-- START Record list --

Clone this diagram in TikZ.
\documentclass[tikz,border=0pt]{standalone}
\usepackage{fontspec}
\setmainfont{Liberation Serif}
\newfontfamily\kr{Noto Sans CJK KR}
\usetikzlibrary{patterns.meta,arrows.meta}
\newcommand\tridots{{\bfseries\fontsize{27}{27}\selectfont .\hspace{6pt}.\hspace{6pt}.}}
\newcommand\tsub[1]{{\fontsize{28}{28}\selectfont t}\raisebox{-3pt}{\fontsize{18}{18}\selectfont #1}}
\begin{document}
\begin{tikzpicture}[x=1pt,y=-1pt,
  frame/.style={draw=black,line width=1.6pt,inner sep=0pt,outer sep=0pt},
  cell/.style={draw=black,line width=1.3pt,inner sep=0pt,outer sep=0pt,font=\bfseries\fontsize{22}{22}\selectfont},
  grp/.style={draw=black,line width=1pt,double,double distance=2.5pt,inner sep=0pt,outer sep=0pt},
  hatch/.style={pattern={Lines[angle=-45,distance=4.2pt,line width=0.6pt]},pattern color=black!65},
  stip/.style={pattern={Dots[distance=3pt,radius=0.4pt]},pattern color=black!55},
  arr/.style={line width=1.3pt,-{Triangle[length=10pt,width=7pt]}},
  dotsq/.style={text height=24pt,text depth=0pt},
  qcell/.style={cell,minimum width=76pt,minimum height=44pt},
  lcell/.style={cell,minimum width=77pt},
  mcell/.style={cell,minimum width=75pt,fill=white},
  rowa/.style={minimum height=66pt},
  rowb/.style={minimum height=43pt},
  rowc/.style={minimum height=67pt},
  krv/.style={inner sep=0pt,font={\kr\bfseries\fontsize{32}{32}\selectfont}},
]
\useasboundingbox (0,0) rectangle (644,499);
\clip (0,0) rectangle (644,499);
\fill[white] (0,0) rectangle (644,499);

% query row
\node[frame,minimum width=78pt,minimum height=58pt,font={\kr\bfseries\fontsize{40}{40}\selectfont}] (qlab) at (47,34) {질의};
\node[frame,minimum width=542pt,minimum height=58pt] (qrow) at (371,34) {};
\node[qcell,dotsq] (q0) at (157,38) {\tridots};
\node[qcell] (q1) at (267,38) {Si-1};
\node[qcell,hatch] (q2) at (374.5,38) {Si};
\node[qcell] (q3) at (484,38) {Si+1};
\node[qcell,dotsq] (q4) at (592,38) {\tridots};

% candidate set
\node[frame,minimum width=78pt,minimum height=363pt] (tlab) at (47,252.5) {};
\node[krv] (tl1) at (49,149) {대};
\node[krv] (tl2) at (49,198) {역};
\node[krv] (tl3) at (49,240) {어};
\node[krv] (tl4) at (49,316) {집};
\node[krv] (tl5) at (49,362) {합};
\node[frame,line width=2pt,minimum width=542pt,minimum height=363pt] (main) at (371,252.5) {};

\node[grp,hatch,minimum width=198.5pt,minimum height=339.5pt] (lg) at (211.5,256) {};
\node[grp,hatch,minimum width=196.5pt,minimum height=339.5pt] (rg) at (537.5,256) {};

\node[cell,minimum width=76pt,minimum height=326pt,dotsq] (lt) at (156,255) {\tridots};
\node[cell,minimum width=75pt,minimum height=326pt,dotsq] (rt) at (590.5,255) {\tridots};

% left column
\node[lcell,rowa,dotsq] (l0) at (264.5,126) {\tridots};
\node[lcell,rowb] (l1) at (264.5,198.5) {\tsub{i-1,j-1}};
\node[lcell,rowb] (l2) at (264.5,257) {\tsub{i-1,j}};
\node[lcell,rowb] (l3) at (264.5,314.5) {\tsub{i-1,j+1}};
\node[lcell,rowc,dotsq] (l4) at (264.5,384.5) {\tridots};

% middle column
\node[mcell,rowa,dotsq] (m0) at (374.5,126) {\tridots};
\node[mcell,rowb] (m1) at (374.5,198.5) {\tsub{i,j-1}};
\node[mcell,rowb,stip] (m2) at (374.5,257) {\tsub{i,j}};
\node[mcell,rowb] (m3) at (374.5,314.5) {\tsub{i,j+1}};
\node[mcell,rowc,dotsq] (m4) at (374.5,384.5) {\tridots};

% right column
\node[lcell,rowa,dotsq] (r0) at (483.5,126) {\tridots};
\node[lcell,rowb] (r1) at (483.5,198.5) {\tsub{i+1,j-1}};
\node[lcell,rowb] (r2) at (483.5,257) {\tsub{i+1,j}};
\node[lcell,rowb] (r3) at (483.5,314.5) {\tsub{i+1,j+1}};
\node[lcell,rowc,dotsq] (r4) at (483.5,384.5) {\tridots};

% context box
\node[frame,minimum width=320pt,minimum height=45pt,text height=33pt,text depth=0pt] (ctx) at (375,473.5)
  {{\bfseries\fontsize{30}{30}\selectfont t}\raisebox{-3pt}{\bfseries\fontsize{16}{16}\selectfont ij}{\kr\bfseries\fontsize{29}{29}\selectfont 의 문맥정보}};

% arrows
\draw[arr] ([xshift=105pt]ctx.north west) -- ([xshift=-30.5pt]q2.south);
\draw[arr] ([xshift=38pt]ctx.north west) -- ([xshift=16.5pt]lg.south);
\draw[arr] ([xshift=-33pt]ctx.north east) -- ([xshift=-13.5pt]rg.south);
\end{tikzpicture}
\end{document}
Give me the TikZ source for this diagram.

-- END Record list --

Each record should come back exactly as written.

Clone this diagram in TikZ.
\documentclass[tikz,border=0pt]{standalone}
\usepackage{fontspec}
\setmainfont{Liberation Serif}
\newfontfamily\kr{Noto Sans CJK KR}
\usetikzlibrary{patterns.meta,arrows.meta}
\newcommand\tridots{{\bfseries\fontsize{27}{27}\selectfont .\hspace{6pt}.\hspace{6pt}.}}
\newcommand\tsub[1]{{\fontsize{28}{28}\selectfont t}\raisebox{-3pt}{\fontsize{18}{18}\selectfont #1}}
\begin{document}
\begin{tikzpicture}[x=1pt,y=-1pt,
  frame/.style={draw=black,line width=1.6pt,inner sep=0pt,outer sep=0pt},
  cell/.style={draw=black,line width=1.3pt,inner sep=0pt,outer sep=0pt,font=\bfseries\fontsize{22}{22}\selectfont},
  grp/.style={draw=black,line width=1pt,double,double distance=2.5pt,inner sep=0pt,outer sep=0pt},
  hatch/.style={pattern={Lines[angle=-45,distance=4.2pt,line width=0.6pt]},pattern color=black!65},
  stip/.style={pattern={Dots[distance=3pt,radius=0.4pt]},pattern color=black!55},
  arr/.style={line width=1.3pt,-{Triangle[length=10pt,width=7pt]}},
  dotsq/.style={text height=24pt,text depth=0pt},
  qcell/.style={cell,minimum width=76pt,minimum height=44pt},
  lcell/.style={cell,minimum width=77pt},
  mcell/.style={cell,minimum width=75pt,fill=white},
  rowa/.style={minimum height=66pt},
  rowb/.style={minimum height=43pt},
  rowc/.style={minimum height=67pt},
  krv/.style={inner sep=0pt,font={\kr\bfseries\fontsize{32}{32}\selectfont}},
]
\useasboundingbox (0,0) rectangle (644,499);
\clip (0,0) rectangle (644,499);
\fill[white] (0,0) rectangle (644,499);

% query row
\node[frame,minimum width=78pt,minimum height=58pt,font={\kr\bfseries\fontsize{40}{40}\selectfont}] (qlab) at (47,34) {질의};
\node[frame,minimum width=542pt,minimum height=58pt] (qrow) at (371,34) {};
\node[qcell,dotsq] (q0) at (157,38) {\tridots};
\node[qcell] (q1) at (267,38) {Si-1};
\node[qcell,hatch] (q2) at (374.5,38) {Si};
\node[qcell] (q3) at (484,38) {Si+1};
\node[qcell,dotsq] (q4) at (592,38) {\tridots};

% candidate set
\node[frame,minimum width=78pt,minimum height=363pt] (tlab) at (47,252.5) {};
\node[krv] (tl1) at (49,149) {대};
\node[krv] (tl2) at (49,198) {역};
\node[krv] (tl3) at (49,240) {어};
\node[krv] (tl4) at (49,316) {집};
\node[krv] (tl5) at (49,362) {합};
\node[frame,line width=2pt,minimum width=542pt,minimum height=363pt] (main) at (371,252.5) {};

\node[grp,hatch,minimum width=198.5pt,minimum height=339.5pt] (lg) at (211.5,256) {};
\node[grp,hatch,minimum width=196.5pt,minimum height=339.5pt] (rg) at (537.5,256) {};

\node[cell,minimum width=76pt,minimum height=326pt,dotsq] (lt) at (156,255) {\tridots};
\node[cell,minimum width=75pt,minimum height=326pt,dotsq] (rt) at (590.5,255) {\tridots};

% left column
\node[lcell,rowa,dotsq] (l0) at (264.5,126) {\tridots};
\node[lcell,rowb] (l1) at (264.5,198.5) {\tsub{i-1,j-1}};
\node[lcell,rowb] (l2) at (264.5,257) {\tsub{i-1,j}};
\node[lcell,rowb] (l3) at (264.5,314.5) {\tsub{i-1,j+1}};
\node[lcell,rowc,dotsq] (l4) at (264.5,384.5) {\tridots};

% middle column
\node[mcell,rowa,dotsq] (m0) at (374.5,126) {\tridots};
\node[mcell,rowb] (m1) at (374.5,198.5) {\tsub{i,j-1}};
\node[mcell,rowb,stip] (m2) at (374.5,257) {\tsub{i,j}};
\node[mcell,rowb] (m3) at (374.5,314.5) {\tsub{i,j+1}};
\node[mcell,rowc,dotsq] (m4) at (374.5,384.5) {\tridots};

% right column
\node[lcell,rowa,dotsq] (r0) at (483.5,126) {\tridots};
\node[lcell,rowb] (r1) at (483.5,198.5) {\tsub{i+1,j-1}};
\node[lcell,rowb] (r2) at (483.5,257) {\tsub{i+1,j}};
\node[lcell,rowb] (r3) at (483.5,314.5) {\tsub{i+1,j+1}};
\node[lcell,rowc,dotsq] (r4) at (483.5,384.5) {\tridots};

% context box
\node[frame,minimum width=320pt,minimum height=45pt,text height=33pt,text depth=0pt] (ctx) at (375,473.5)
  {{\bfseries\fontsize{30}{30}\selectfont t}\raisebox{-3pt}{\bfseries\fontsize{16}{16}\selectfont ij}{\kr\bfseries\fontsize{29}{29}\selectfont 의 문맥정보}};

% arrows
\draw[arr] ([xshift=105pt]ctx.north west) -- ([xshift=-30.5pt]q2.south);
\draw[arr] ([xshift=38pt]ctx.north west) -- ([xshift=16.5pt]lg.south);
\draw[arr] ([xshift=-33pt]ctx.north east) -- ([xshift=-13.5pt]rg.south);
\end{tikzpicture}
\end{document}
Give me the TikZ source for this diagram.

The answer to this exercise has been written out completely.